You might ask why I wanted to leave the States: even in the 80s: it was health care, education, infrastructure, vacation time, culture, violence although it is much, much worse now.
When my mother died, I started sending CVs (resumes). With no internet, I flew to France for want ads. I mailed CVs to companies found in a directory. I used European addresses for members of two professional associations I belonged to. Over 800 went out within a few weeks. I was like a machine.
I became friends with the man at the post office as I dropped off my stack of job hopes daily.
Then a response to an ad that said: "Sales person, knowledge of Digital Equipment Corporation, French, German, English. We'll get working papers." It was in Switzerland, where I hadn't tried being told it was impossible.
My German was rusty, my French below basic, That I disliked sales wasn't important. They said they would get working papers.
Two months later I was at my desk in Peseux, Switzerland, a Permis A in hand until my Permis B could be processed. I was legal. It was probably the worse job I have ever had, but they held my permit. And it would be cruel to compare it to a laborer picking tomatoes in the blazing sun. The permit was not transferable to another company and it took almost three years before I found a company that would sponsor me (I should add with the help of my first boss--no one is all bad).

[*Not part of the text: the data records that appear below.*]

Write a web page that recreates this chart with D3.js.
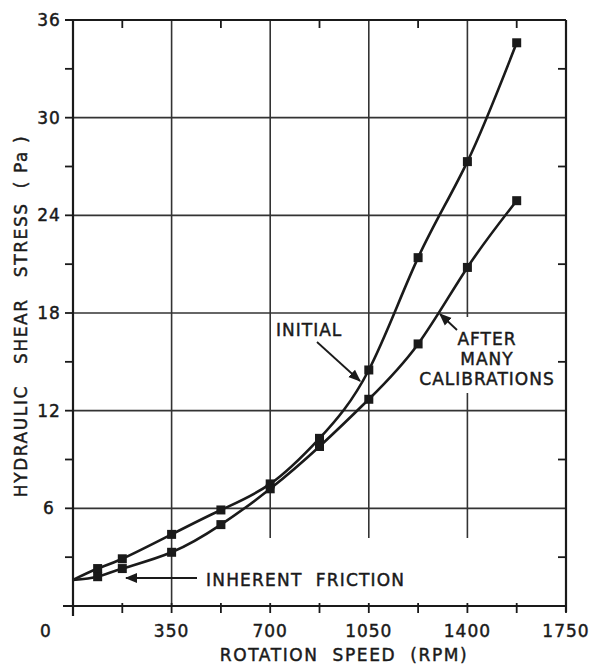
<!DOCTYPE html>
<html>
<head>
<meta charset="utf-8">
<script src="https://cdn.jsdelivr.net/npm/d3@7"></script>
<style>
  body { margin: 0; background: #fff; }
  text { font-family: "DejaVu Sans", sans-serif; fill: #1a1a1a; stroke: #1a1a1a; stroke-width: 0.45; }
</style>
</head>
<body>
<svg id="chart" width="591" height="664"></svg>
<script>
// dati
const rpm = [87.5, 175, 350, 525, 700, 875, 1050, 1225, 1400, 1575];
const initial = [2.3, 2.9, 4.4, 5.9, 7.5, 10.3, 14.5, 21.4, 27.3, 34.6];
const afterCal = [1.8, 2.3, 3.3, 5.0, 7.2, 9.8, 12.7, 16.1, 20.8, 24.9];
const friction = 1.6;
const xTicks = [0, 350, 700, 1050, 1400, 1750];
const yTicks = [6, 12, 18, 24, 30, 36];

const svg = d3.select("#chart");
const ink = "#1a1a1a";

const x = d3.scaleLinear().domain([0, 1750]).range([73, 566]);
const y = d3.scaleLinear().domain([0, 36]).range([606, 20]);

// griglia verticale (alcune linee interrotte come nell'originale)
const gridCut = { 700: 538, 1050: 538, 1400: 538 };
xTicks.slice(1, -1).forEach(v => {
  const yEnd = gridCut[v] || y(0);
  if (v === 1400) {
    svg.append("line").attr("x1", x(v)).attr("x2", x(v)).attr("y1", y(36)).attr("y2", 317);
    svg.append("line").attr("x1", x(v)).attr("x2", x(v)).attr("y1", 393).attr("y2", yEnd);
  } else {
    svg.append("line").attr("x1", x(v)).attr("x2", x(v)).attr("y1", y(36)).attr("y2", yEnd);
  }
});
svg.selectAll("line").attr("stroke", "#333").attr("stroke-width", 1.6);

// griglia orizzontale
svg.selectAll(".hgrid")
  .data(yTicks.slice(0, -1))
  .enter().append("line")
  .attr("class", "hgrid")
  .attr("x1", x(0)).attr("x2", x(1750))
  .attr("y1", d => y(d)).attr("y2", d => y(d))
  .attr("stroke", "#333").attr("stroke-width", 1.6);

// cornice
const frame = svg.append("g").attr("stroke", ink).attr("stroke-width", 2.2);
frame.append("line").attr("x1", x(0)).attr("x2", x(0)).attr("y1", y(36)).attr("y2", y(0) + 10);
frame.append("line").attr("x1", x(0) - 10).attr("x2", x(1750)).attr("y1", y(0)).attr("y2", y(0));
frame.append("line").attr("x1", x(0) - 8).attr("x2", x(1750)).attr("y1", y(36)).attr("y2", y(36));
frame.append("line").attr("x1", x(1750)).attr("x2", x(1750)).attr("y1", y(36)).attr("y2", y(0) + 6);

// tacche
const tk = svg.append("g").attr("stroke", ink).attr("stroke-width", 1.8);
d3.range(0, 37, 3).forEach(v => {
  tk.append("line").attr("x1", x(0) - 8).attr("x2", x(0)).attr("y1", y(v)).attr("y2", y(v));
  if (v % 6 !== 0) {
    tk.append("line").attr("x1", x(1750) - 8).attr("x2", x(1750)).attr("y1", y(v)).attr("y2", y(v));
  }
});
d3.range(0, 1751, 175).forEach(v => {
  tk.append("line").attr("x1", x(v)).attr("x2", x(v)).attr("y1", y(0) - 3).attr("y2", y(0) + 7);
  if (v % 350 !== 0) {
    tk.append("line").attr("x1", x(v)).attr("x2", x(v)).attr("y1", y(36)).attr("y2", y(36) + 8);
  }
});

// etichette assi
svg.selectAll(".ylab")
  .data(yTicks)
  .enter().append("text")
  .attr("x", 49).attr("y", d => y(d) + 6)
  .attr("text-anchor", "middle")
  .attr("font-size", 17).attr("letter-spacing", 1)
  .text(d => d);

svg.selectAll(".xlab")
  .data(xTicks)
  .enter().append("text")
  .attr("x", d => d === 0 ? 46 : x(d)).attr("y", 637)
  .attr("text-anchor", "middle")
  .attr("font-size", 17).attr("letter-spacing", 1)
  .text(d => d);

svg.append("text")
  .attr("x", 344).attr("y", 661)
  .attr("text-anchor", "middle")
  .attr("font-size", 17).attr("letter-spacing", 1.6)
  .attr("xml:space", "preserve")
  .text("ROTATION  SPEED  (RPM)");

svg.append("text")
  .attr("transform", "translate(27,316) rotate(-90)")
  .attr("text-anchor", "middle")
  .attr("font-size", 17).attr("letter-spacing", 1.6)
  .attr("xml:space", "preserve")
  .text("HYDRAULIC   SHEAR   STRESS  ( Pa )");

// curve
const line = d3.line()
  .x(d => x(d[0]))
  .y(d => y(d[1]))
  .curve(d3.curveNatural);

[initial, afterCal].forEach(series => {
  const pts = [[0, friction]].concat(rpm.map((r, i) => [r, series[i]]));
  svg.append("path")
    .attr("d", line(pts))
    .attr("fill", "none")
    .attr("stroke", ink)
    .attr("stroke-width", 2.6);
  svg.selectAll(null)
    .data(rpm.map((r, i) => [r, series[i]]))
    .enter().append("rect")
    .attr("x", d => x(d[0]) - 4.5)
    .attr("y", d => y(d[1]) - 4.5)
    .attr("width", 9).attr("height", 9)
    .attr("fill", ink);
});

// annotazioni
const defs = svg.append("defs");
defs.append("marker")
  .attr("id", "head")
  .attr("viewBox", "0 0 10 10")
  .attr("refX", 9).attr("refY", 5)
  .attr("markerWidth", 7).attr("markerHeight", 7)
  .attr("orient", "auto-start-reverse")
  .append("path").attr("d", "M0,1 L10,5 L0,9 Z").attr("fill", ink);

function arrow(x1, y1, x2, y2) {
  svg.append("line")
    .attr("x1", x1).attr("y1", y1).attr("x2", x2).attr("y2", y2)
    .attr("stroke", ink).attr("stroke-width", 1.8)
    .attr("marker-end", "url(#head)");
}

svg.append("text")
  .attr("x", 206).attr("y", 586)
  .attr("font-size", 17).attr("letter-spacing", 1.2)
  .attr("xml:space", "preserve")
  .text("INHERENT  FRICTION");
arrow(197, 578, 126, 578);

svg.append("text")
  .attr("x", 276).attr("y", 336)
  .attr("font-size", 17).attr("letter-spacing", 1)
  .text("INITIAL");
arrow(317, 342, 360, 381);

svg.selectAll(".after")
  .data(["AFTER", "MANY", "CALIBRATIONS"])
  .enter().append("text")
  .attr("x", 487).attr("y", (d, i) => 345 + i * 20)
  .attr("text-anchor", "middle")
  .attr("font-size", 17).attr("letter-spacing", 1)
  .text(d => d);
arrow(457, 330, 440, 314);
</script>
</body>
</html>
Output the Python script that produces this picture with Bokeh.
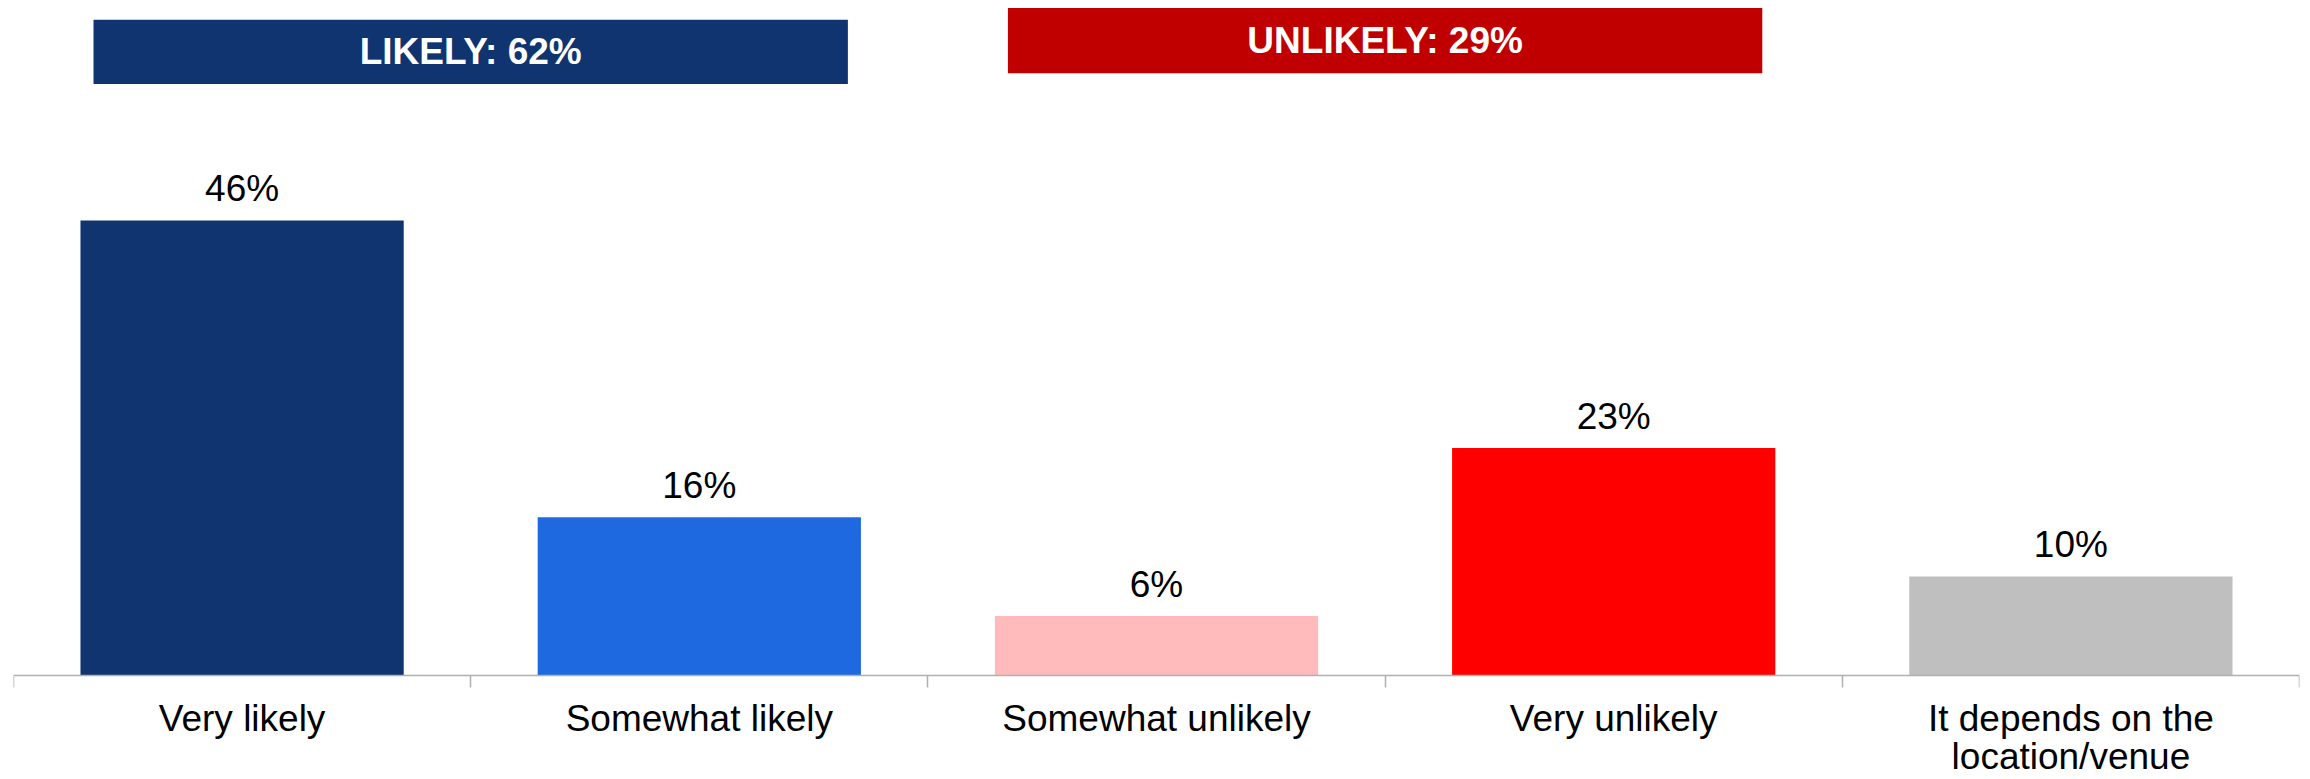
from bokeh.plotting import figure
from bokeh.models import ColumnDataSource, FixedTicker, Range1d, LinearAxis
from bokeh.embed import file_html
from bokeh.resources import INLINE
from bokeh.core.properties import value

categories = ["Very likely", "Somewhat likely", "Somewhat unlikely", "Very unlikely",
              "It depends on the location/venue"]
values = [46, 16, 6, 23, 10]
colors = ["#0F3470", "#1F69E0", "#FFBBBB", "#FF0000", "#BFBFBF"]

group_names = ["LIKELY", "UNLIKELY"]
group_values = [62, 29]
group_first = [0, 2]
group_last = [1, 3]
group_colors = ["#0F3470", "#C00000"]
group_bottom = [59.8, 60.9]
group_top = [66.3, 67.5]

FONT = "Liberation Sans"
WRAP_AT = "the "
n = len(categories)
xs = list(range(n))

p = figure(width=2310, height=779, output_backend="svg", toolbar_location=None,
           x_range=Range1d(-0.5, n - 0.5), y_range=Range1d(-10.52, 68.25),
           x_axis_location=None, y_axis_location=None,
           min_border_left=13, min_border_right=11, min_border_top=0, min_border_bottom=0)
p.outline_line_color = None
p.background_fill_color = "white"
p.border_fill_color = "white"
for g in p.grid:
    g.visible = False

src = ColumnDataSource(dict(x=xs, top=values, color=colors,
                            label=[f"{v}%" for v in values]))
p.vbar(x="x", top="top", bottom=0, width=0.707, color="color", line_color=None, source=src)
p.text(x="x", y="top", text="label", source=src, text_align="center",
       text_baseline="alphabetic", y_offset=-32, text_font=value(FONT),
       text_font_size="37px", text_color="black")

centers = [(a + b) / 2 for a, b in zip(group_first, group_last)]
gsrc = ColumnDataSource(dict(
    left=[c - 0.825 for c in centers], right=[c + 0.825 for c in centers],
    bottom=group_bottom, top=group_top, color=group_colors,
    x=centers, y=[(b + t) / 2 for b, t in zip(group_bottom, group_top)],
    label=[f"{nm}: {v}%" for nm, v in zip(group_names, group_values)]))
p.quad(left="left", right="right", bottom="bottom", top="top", color="color",
       line_color=None, source=gsrc)
p.text(x="x", y="y", text="label", source=gsrc, text_align="center",
       text_baseline="middle", text_font=value(FONT), text_font_size="37px",
       text_font_style="bold", text_color="white")

# long category labels wrap: first line on the axis, second line just below it
first_lines, second_x, second_text = {}, [], []
for i, c in enumerate(categories):
    if WRAP_AT in c:
        a, b = c.split(WRAP_AT, 1)
        first_lines[i] = (a + WRAP_AT).strip()
        second_x.append(i)
        second_text.append(b)
    else:
        first_lines[i] = c

ax = LinearAxis(fixed_location=0)
ax.ticker = FixedTicker(ticks=xs, minor_ticks=[i - 0.5 for i in range(n + 1)])
ax.major_label_overrides = first_lines
ax.major_tick_out = 0
ax.major_tick_in = 0
ax.minor_tick_out = 12
ax.minor_tick_in = 0
ax.minor_tick_line_color = "#B0B0B0"
ax.minor_tick_line_width = 1.5
ax.axis_line_color = "#B0B0B0"
ax.axis_line_width = 1.5
ax.major_label_standoff = 11
ax.major_label_text_font = FONT
ax.major_label_text_font_size = "37px"
ax.major_label_text_color = "black"
p.add_layout(ax, "below")

lsrc = ColumnDataSource(dict(x=second_x, y=[0] * len(second_x), text=second_text))
p.text(x="x", y="y", text="text", source=lsrc, text_align="center",
       text_baseline="alphabetic", y_offset=81, text_font=value(FONT),
       text_font_size="37px", text_color="black")

open("out.html", "w").write(file_html(p, INLINE))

The company that hired me had to interview local candidates first. In my case, I had a unique combination of skills that would have been almost impossible to find along with the writing ability. I feel sorry for those that didn't get the job that they wasted their time. And if I took a job away from a national, I brought something to the company that they couldn't have found locally. I paid my taxes and spent my money locally. I participated and contributed to the Swiss society even although I had been born 3000 miles away.
At that time to get a Permis C, the equivalent of a full green card it took 10 years for an American, Africans and most Asians. However, it was reduced to five.
On the 12th anniversary of my arrival to the day, I applied for citizenship. I took another three years, three months and five days to be processed. I had been rejected once, but was accepted on appeal.
I say the day I stood in the Hotel de Ville, raised my hand and took the oath was the third happiest of my life: (my daughter's birth and my marriage are the other two).
Immigrants, legal and illegal
My heart goes out to immigrants, legal and illegal. I did not suffer even a nano-fraction what a majority of them suffer because an accident of birth put me in a place where I could maximize my natural abilities. The color of my skin lets me meld in with the crowd as long as I don't open my mouth and they hear the accent. I have been able to marshal resources to risk changing countries, cultures and languages while always having a roof over my head and enough to eat. I am well aware that others are not so lucky. Yet, we immigrants are the same--we want a better life.